The review says the FSA’s paper later this year reviewing mortgage conduct of business rules will look at whether or not extension of its regulatory scope to these sectors is necessary.
The Turner Review says: “The paper will consider whether more effective regulation of the mortgage market, through tighter conduct rules or direct product regulation, would require the extension of the FSA’s remit to cover second charge mortgages and buy-to-let mortgages.”
Mortgages for Business managing director David Whittaker is concerned about how the FSA would implement buy-to-let regulation.
He says: “There is a difference between someone who buys a buy-to-let property as an extension to their pension fund, who might need more protection against bad advice, and someone who owns 350 buy-to-let properties, who has a limited company in his own name, who might arguably know more about the sector than the FSA itself, and would not need the same degree of protection.
“I am not sure how the FSA can make that distinction.”
Whittaker also warns there is a danger that more transactions are driven into the commercial loan sector where he warns investors could be exposed to even greater risks.

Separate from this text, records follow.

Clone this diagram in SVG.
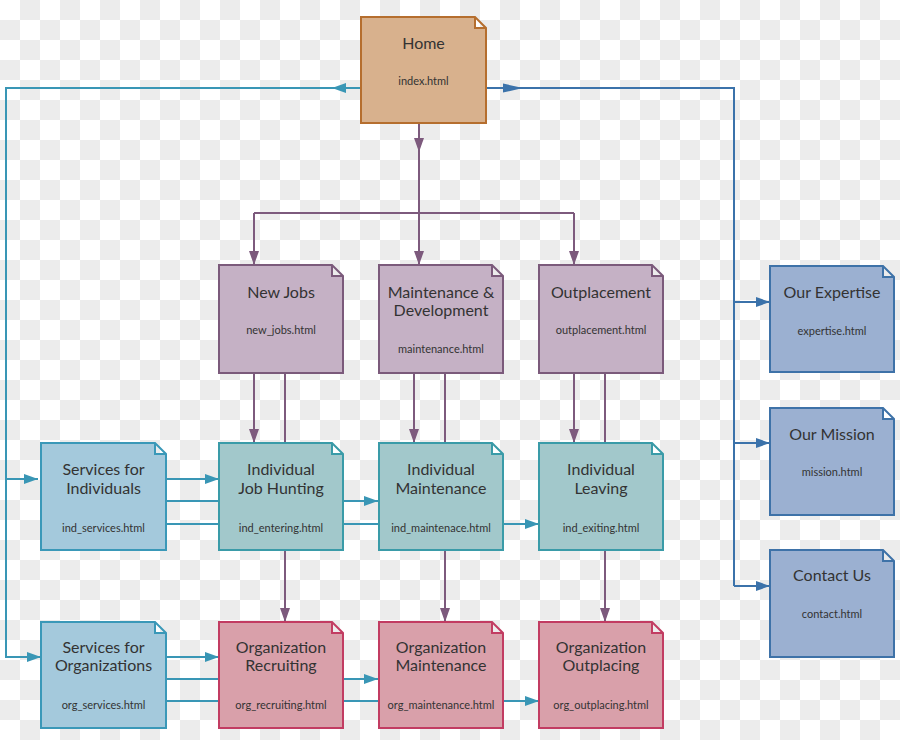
<svg xmlns="http://www.w3.org/2000/svg" width="900" height="740" viewBox="0 0 900 740">
<defs>
<pattern id="checker" x="0" y="0" width="40" height="40" patternUnits="userSpaceOnUse">
<rect width="40" height="40" fill="#ffffff"/>
<rect x="20" y="0" width="20" height="20" fill="#ececec"/>
<rect x="0" y="20" width="20" height="20" fill="#ececec"/>
</pattern>
<marker id="ap" viewBox="0 0 14 10" refX="14" refY="5" markerWidth="14" markerHeight="10" markerUnits="userSpaceOnUse" orient="auto"><path d="M0,0 L14,5 L0,10 Z" fill="#7d5a7d"/></marker>
<marker id="ac" viewBox="0 0 14 10" refX="14" refY="5" markerWidth="14" markerHeight="10" markerUnits="userSpaceOnUse" orient="auto"><path d="M0,0 L14,5 L0,10 Z" fill="#3996b5"/></marker>
<marker id="ab" viewBox="0 0 14 10" refX="14" refY="5" markerWidth="14" markerHeight="10" markerUnits="userSpaceOnUse" orient="auto"><path d="M0,0 L14,5 L0,10 Z" fill="#3b72aa"/></marker>
</defs>
<style>
.t{font-family:Lato,"Open Sans","Liberation Sans",sans-serif;font-size:16px;fill:#333;text-anchor:middle}
.f{font-family:Lato,"Open Sans","Liberation Sans",sans-serif;font-size:11px;fill:#333;text-anchor:middle}
.box{stroke-width:2;stroke-linejoin:miter}
.home{fill:#d8b18d;stroke:#b56e2e}
.pur{fill:#c5b1c5;stroke:#7b5a7b}
.teal{fill:#a2c8cb;stroke:#3a9ba8}
.svc{fill:#a4c9dc;stroke:#3a98b8}
.red{fill:#d9a0aa;stroke:#c23c62}
.blu{fill:#9bb0d1;stroke:#3e72a8}
.cp{fill:none;stroke:#7d5a7d;stroke-width:2}
.cc{fill:none;stroke:#3996b5;stroke-width:2}
.cb{fill:none;stroke:#3b72aa;stroke-width:2}
</style>
<rect width="900" height="740" fill="url(#checker)"/>

<g id="connectors">
<path class="cp" d="M419,124 V213"/>
<path class="cp" d="M419,138 V152" marker-end="url(#ap)"/>
<path class="cp" d="M254,213 H574"/>
<path class="cp" d="M254,213 V265" marker-end="url(#ap)"/>
<path class="cp" d="M419,213 V265" marker-end="url(#ap)"/>
<path class="cp" d="M574,213 V265" marker-end="url(#ap)"/>
<path class="cp" d="M254,373 V443" marker-end="url(#ap)"/>
<path class="cp" d="M285,373 V622" marker-end="url(#ap)"/>
<path class="cp" d="M414,373 V443" marker-end="url(#ap)"/>
<path class="cp" d="M445,373 V622" marker-end="url(#ap)"/>
<path class="cp" d="M574,373 V443" marker-end="url(#ap)"/>
<path class="cp" d="M605,373 V622" marker-end="url(#ap)"/>

<path class="cc" d="M361,88 H6 V657 H41" marker-end="url(#ac)"/>
<path class="cc" d="M346,88 H332" marker-end="url(#ac)"/>
<path class="cc" d="M6,479 H38" marker-end="url(#ac)"/>
<path class="cc" d="M166,479 H219" marker-end="url(#ac)"/>
<path class="cc" d="M166,501 H378" marker-end="url(#ac)"/>
<path class="cc" d="M166,524 H539" marker-end="url(#ac)"/>
<path class="cc" d="M166,657 H219" marker-end="url(#ac)"/>
<path class="cc" d="M166,679 H378" marker-end="url(#ac)"/>
<path class="cc" d="M166,701 H539" marker-end="url(#ac)"/>

<path class="cb" d="M486,88 H734 V586"/>
<polygon points="503,83.5 523,88 503,92.5" fill="#3b72aa"/>
<path class="cb" d="M734,302 H770" marker-end="url(#ab)"/>
<path class="cb" d="M734,443 H770" marker-end="url(#ab)"/>
<path class="cb" d="M734,586 H770" marker-end="url(#ab)"/>
</g>

<g id="home">
<path class="box home" d="M361,17 H475 L486,28 V123 H361 Z M475,17 V28 H486"/>
<text class="t" x="423.5" y="48.5" font-size="17">Home</text>
<text class="f" x="423.5" y="85">index.html</text>
</g>

<g id="new_jobs">
<path class="box pur" d="M219,265 H332 L343,276 V373 H219 Z M332,265 V276 H343"/>
<text class="t" x="281" y="297.5">New Jobs</text>
<text class="f" x="281" y="334">new_jobs.html</text>
</g>
<g id="maintenance">
<path class="box pur" d="M379,265 H492 L503,276 V373 H379 Z M492,265 V276 H503"/>
<text class="t" x="441" y="297.5">Maintenance &amp;</text>
<text class="t" x="441" y="316">Development</text>
<text class="f" x="441" y="353">maintenance.html</text>
</g>
<g id="outplacement">
<path class="box pur" d="M539,265 H652 L663,276 V373 H539 Z M652,265 V276 H663"/>
<text class="t" x="601" y="297.5">Outplacement</text>
<text class="f" x="601" y="334">outplacement.html</text>
</g>

<g id="ind_services">
<path class="box svc" d="M41,443 H155 L166,454 V550 H41 Z M155,443 V454 H166"/>
<text class="t" x="103.5" y="475">Services for</text>
<text class="t" x="103.5" y="494">Individuals</text>
<text class="f" x="103.5" y="531.5">ind_services.html</text>
</g>
<g id="ind_entering">
<path class="box teal" d="M219,443 H332 L343,454 V550 H219 Z M332,443 V454 H343"/>
<text class="t" x="281" y="475">Individual</text>
<text class="t" x="281" y="494">Job Hunting</text>
<text class="f" x="281" y="531.5">ind_entering.html</text>
</g>
<g id="ind_maintenance">
<path class="box teal" d="M379,443 H492 L503,454 V550 H379 Z M492,443 V454 H503"/>
<text class="t" x="441" y="475">Individual</text>
<text class="t" x="441" y="494">Maintenance</text>
<text class="f" x="441" y="531.5">ind_maintenace.html</text>
</g>
<g id="ind_exiting">
<path class="box teal" d="M539,443 H652 L663,454 V550 H539 Z M652,443 V454 H663"/>
<text class="t" x="601" y="475">Individual</text>
<text class="t" x="601" y="494">Leaving</text>
<text class="f" x="601" y="531.5">ind_exiting.html</text>
</g>

<g id="org_services">
<path class="box svc" d="M41,622 H155 L166,633 V728 H41 Z M155,622 V633 H166"/>
<text class="t" x="103.5" y="652.5">Services for</text>
<text class="t" x="103.5" y="671">Organizations</text>
<text class="f" x="103.5" y="708.5">org_services.html</text>
</g>
<g id="org_recruiting">
<path class="box red" d="M219,622 H332 L343,633 V728 H219 Z M332,622 V633 H343"/>
<text class="t" x="281" y="652.5">Organization</text>
<text class="t" x="281" y="671">Recruiting</text>
<text class="f" x="281" y="708.5">org_recruiting.html</text>
</g>
<g id="org_maintenance">
<path class="box red" d="M379,622 H492 L503,633 V728 H379 Z M492,622 V633 H503"/>
<text class="t" x="441" y="652.5">Organization</text>
<text class="t" x="441" y="671">Maintenance</text>
<text class="f" x="441" y="708.5">org_maintenance.html</text>
</g>
<g id="org_outplacing">
<path class="box red" d="M539,622 H652 L663,633 V728 H539 Z M652,622 V633 H663"/>
<text class="t" x="601" y="652.5">Organization</text>
<text class="t" x="601" y="671">Outplacing</text>
<text class="f" x="601" y="708.5">org_outplacing.html</text>
</g>

<g id="expertise">
<path class="box blu" d="M770,266 H883 L894,277 V372 H770 Z M883,266 V277 H894"/>
<text class="t" x="832" y="297.5">Our Expertise</text>
<text class="f" x="832" y="335">expertise.html</text>
</g>
<g id="mission">
<path class="box blu" d="M770,408 H883 L894,419 V515 H770 Z M883,408 V419 H894"/>
<text class="t" x="832" y="439.5">Our Mission</text>
<text class="f" x="832" y="476">mission.html</text>
</g>
<g id="contact">
<path class="box blu" d="M770,550 H883 L894,561 V657 H770 Z M883,550 V561 H894"/>
<text class="t" x="832" y="581">Contact Us</text>
<text class="f" x="832" y="618">contact.html</text>
</g>
</svg>
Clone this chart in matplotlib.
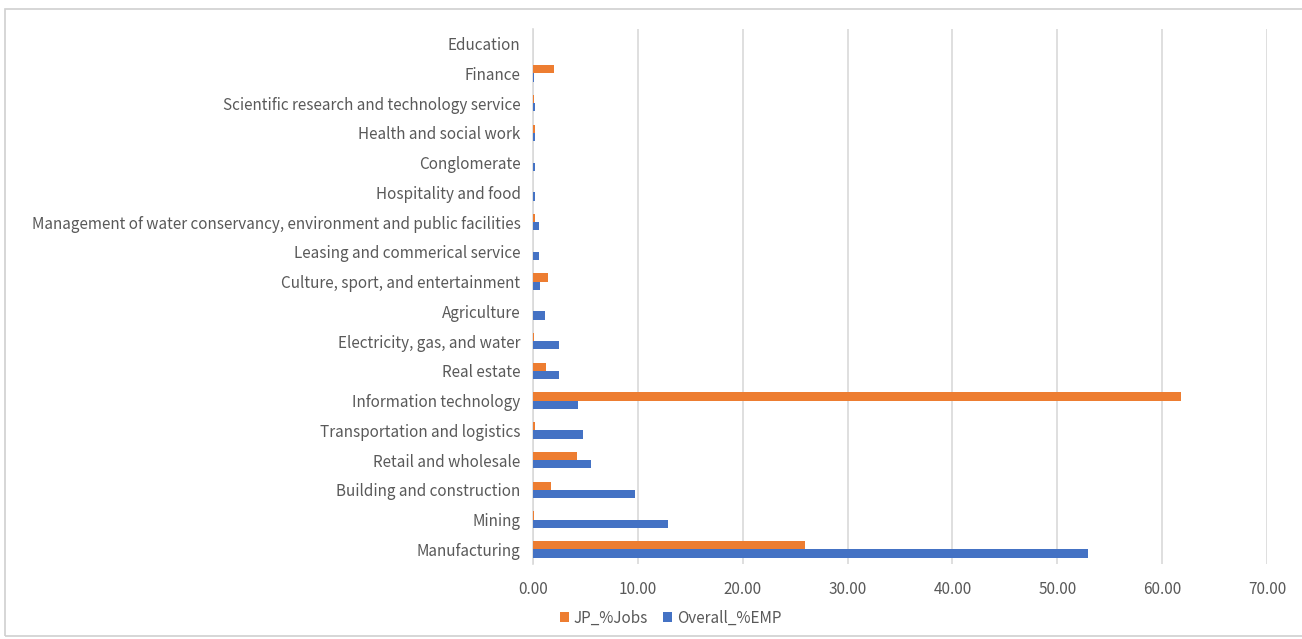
import matplotlib.pyplot as plt
import numpy as np
from matplotlib.patches import Rectangle

plt.rcParams["font.family"] = ["Noto Sans CJK SC", "DejaVu Sans"]

# Industries, bottom to top as drawn on the y axis
industries = [
    "Manufacturing",
    "Mining",
    "Building and construction",
    "Retail and wholesale",
    "Transportation and logistics",
    "Information technology",
    "Real estate",
    "Electricity, gas, and water",
    "Agriculture",
    "Culture, sport, and entertainment",
    "Leasing and commerical service",
    "Management of water conservancy, environment and public facilities",
    "Hospitality and food",
    "Conglomerate",
    "Health and social work",
    "Scientific research and technology service",
    "Finance",
    "Education",
]
jp_jobs = [25.9, 0.1, 1.7, 4.2, 0.2, 61.8, 1.25, 0.1, 0.0, 1.4, 0.0, 0.15, 0.0, 0.0, 0.2, 0.1, 2.0, 0.0]
overall_emp = [52.9, 12.9, 9.7, 5.5, 4.8, 4.3, 2.5, 2.5, 1.15, 0.7, 0.55, 0.55, 0.2, 0.2, 0.2, 0.2, 0.1, 0.0]
x_ticks = [0, 10, 20, 30, 40, 50, 60, 70]

ORANGE = "#ED7D31"
BLUE = "#4472C4"
TEXT = "#595959"
GRID = "#d9d9d9"

fig = plt.figure(figsize=(13.02, 6.39), dpi=100)
ax = fig.add_axes([0.4094, 0.117, 0.5637, 0.838])

y = np.arange(len(industries))
h = 0.28
ax.barh(y + h / 2, jp_jobs, height=h, color=ORANGE, label="JP_%Jobs", zorder=3)
ax.barh(y - h / 2, overall_emp, height=h, color=BLUE, label="Overall_%EMP", zorder=3)

ax.set_ylim(-0.5, len(industries) - 0.5)
ax.set_xlim(0, 70)
ax.set_xticks(x_ticks)
ax.set_xticklabels([f"{v:.2f}" for v in x_ticks])
ax.set_yticks(y)
ax.set_yticklabels(industries)
ax.tick_params(axis="both", length=0, colors=TEXT, labelsize=11)
ax.tick_params(axis="x", pad=12)
ax.tick_params(axis="y", pad=9)

ax.grid(axis="x", color=GRID, linewidth=1.2, zorder=0)
for side in ("top", "right", "bottom"):
    ax.spines[side].set_visible(False)
ax.spines["left"].set_color(GRID)
ax.spines["left"].set_linewidth(1.2)

fig.legend(loc="center", bbox_to_anchor=(0.515, 0.033), ncol=2, frameon=False,
           fontsize=11, labelcolor=TEXT, handlelength=0.6, handleheight=0.6,
           handletextpad=0.3, columnspacing=1.0)

# light chart-area border
fig.patches.append(Rectangle((0.004, 0.004), 1.2, 0.982, transform=fig.transFigure,
                             fill=False, edgecolor="#d0d0d0", linewidth=1.2))

fig.savefig("out.png", dpi=100)
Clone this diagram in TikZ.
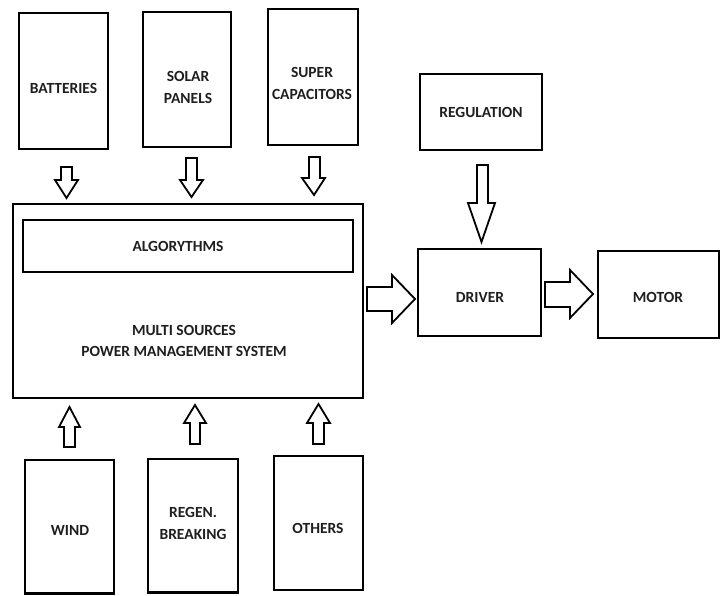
\documentclass[tikz,border=0pt]{standalone}
\usepackage{fontspec}
\setmainfont{Carlito}
\begin{document}
\begin{tikzpicture}[x=1pt,y=-1pt,
  box/.style={draw=black,line width=2.2pt,fill=white},
  lbl/.style={font=\bfseries\fontsize{15.5}{21.5}\selectfont,align=center,inner sep=0pt,text=black!88},
  blk/.style={draw=black,line width=1.8pt,line join=miter,fill=white}]
\useasboundingbox (0,0) rectangle (725,595);
% boxes
\draw[box] (19,13) rectangle (108,149);
\node[lbl] (bat) at (63.5,88) {BATTERIES};
\draw[box] (143,12) rectangle (231,147);
\node[lbl] (sol) at (188,87.5) {SOLAR\\PANELS};
\draw[box] (268,9) rectangle (358,145);
\node[lbl] (sup) at (312,83.5) {SUPER\\CAPACITORS};
\draw[box] (420,74) rectangle (542,150);
\node[lbl] (reg) at (481,112) {REGULATION};
\draw[box] (13,204) rectangle (363,398);
\draw[box] (23,220) rectangle (353,272);
\node[lbl] (alg) at (178,246) {ALGORYTHMS};
\node[lbl] (mpm) at (184,341) {MULTI SOURCES\\POWER MANAGEMENT SYSTEM};
\draw[box] (418,249) rectangle (541,336);
\node[lbl] (drv) at (480,297) {DRIVER};
\draw[box] (598,251) rectangle (719,338);
\node[lbl] (mot) at (658,297) {MOTOR};
\draw[box] (25,460) rectangle (114,593.5);
\node[lbl] (wind) at (70,530) {WIND};
\draw[box] (148,459) rectangle (238,592.5);
\node[lbl] (regen) at (193,523.5) {REGEN.\\BREAKING};
\draw[box] (274,456) rectangle (363,590);
\node[lbl] (oth) at (318,528) {OTHERS};
% down arrows
\draw[blk] (61,167) -- (72,167) -- (72,180) -- (78,180) -- (66.5,198) -- (55,180) -- (61,180) -- cycle;
\draw[blk] (186,158) -- (197,158) -- (197,180) -- (203,180) -- (191.5,197) -- (180,180) -- (186,180) -- cycle;
\draw[blk] (309,157) -- (320,157) -- (320,178) -- (325,178) -- (314,195) -- (302,178) -- (309,178) -- cycle;
\draw[blk] (477,165) -- (488,165) -- (488,203) -- (495,203) -- (481.5,242) -- (468,203) -- (477,203) -- cycle;
% right arrows
\draw[blk] (367,287) -- (392,287) -- (392,275) -- (415,299) -- (392,323) -- (392,311) -- (367,311) -- cycle;
\draw[blk] (545,282) -- (570,282) -- (570,270) -- (593,294) -- (570,318) -- (570,307) -- (545,307) -- cycle;
% up arrows
\draw[blk] (64,447) -- (75,447) -- (75,427) -- (80,427) -- (69.5,407) -- (59,427) -- (64,427) -- cycle;
\draw[blk] (190,444) -- (200,444) -- (200,423) -- (206,423) -- (195,405) -- (184,423) -- (190,423) -- cycle;
\draw[blk] (313,444) -- (324,444) -- (324,423) -- (330,423) -- (318.5,404) -- (307,423) -- (313,423) -- cycle;
\end{tikzpicture}
\end{document}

But Landlord Mortgages managing director Lee Grandin welcomes the news and says he has been calling for FSA regulation of buy-to-let mortgages for years.
He says: “There has always been an opportunity for people to be misled when taking out buy-to-let mortgages, particularly where off-plan new build properties are concerned, but often the problems only materialise in a downturn.
“Our firm has always followed the FSA’s MCOB guidelines in sales of buy-to-let mortgages even though this was not compulsory.”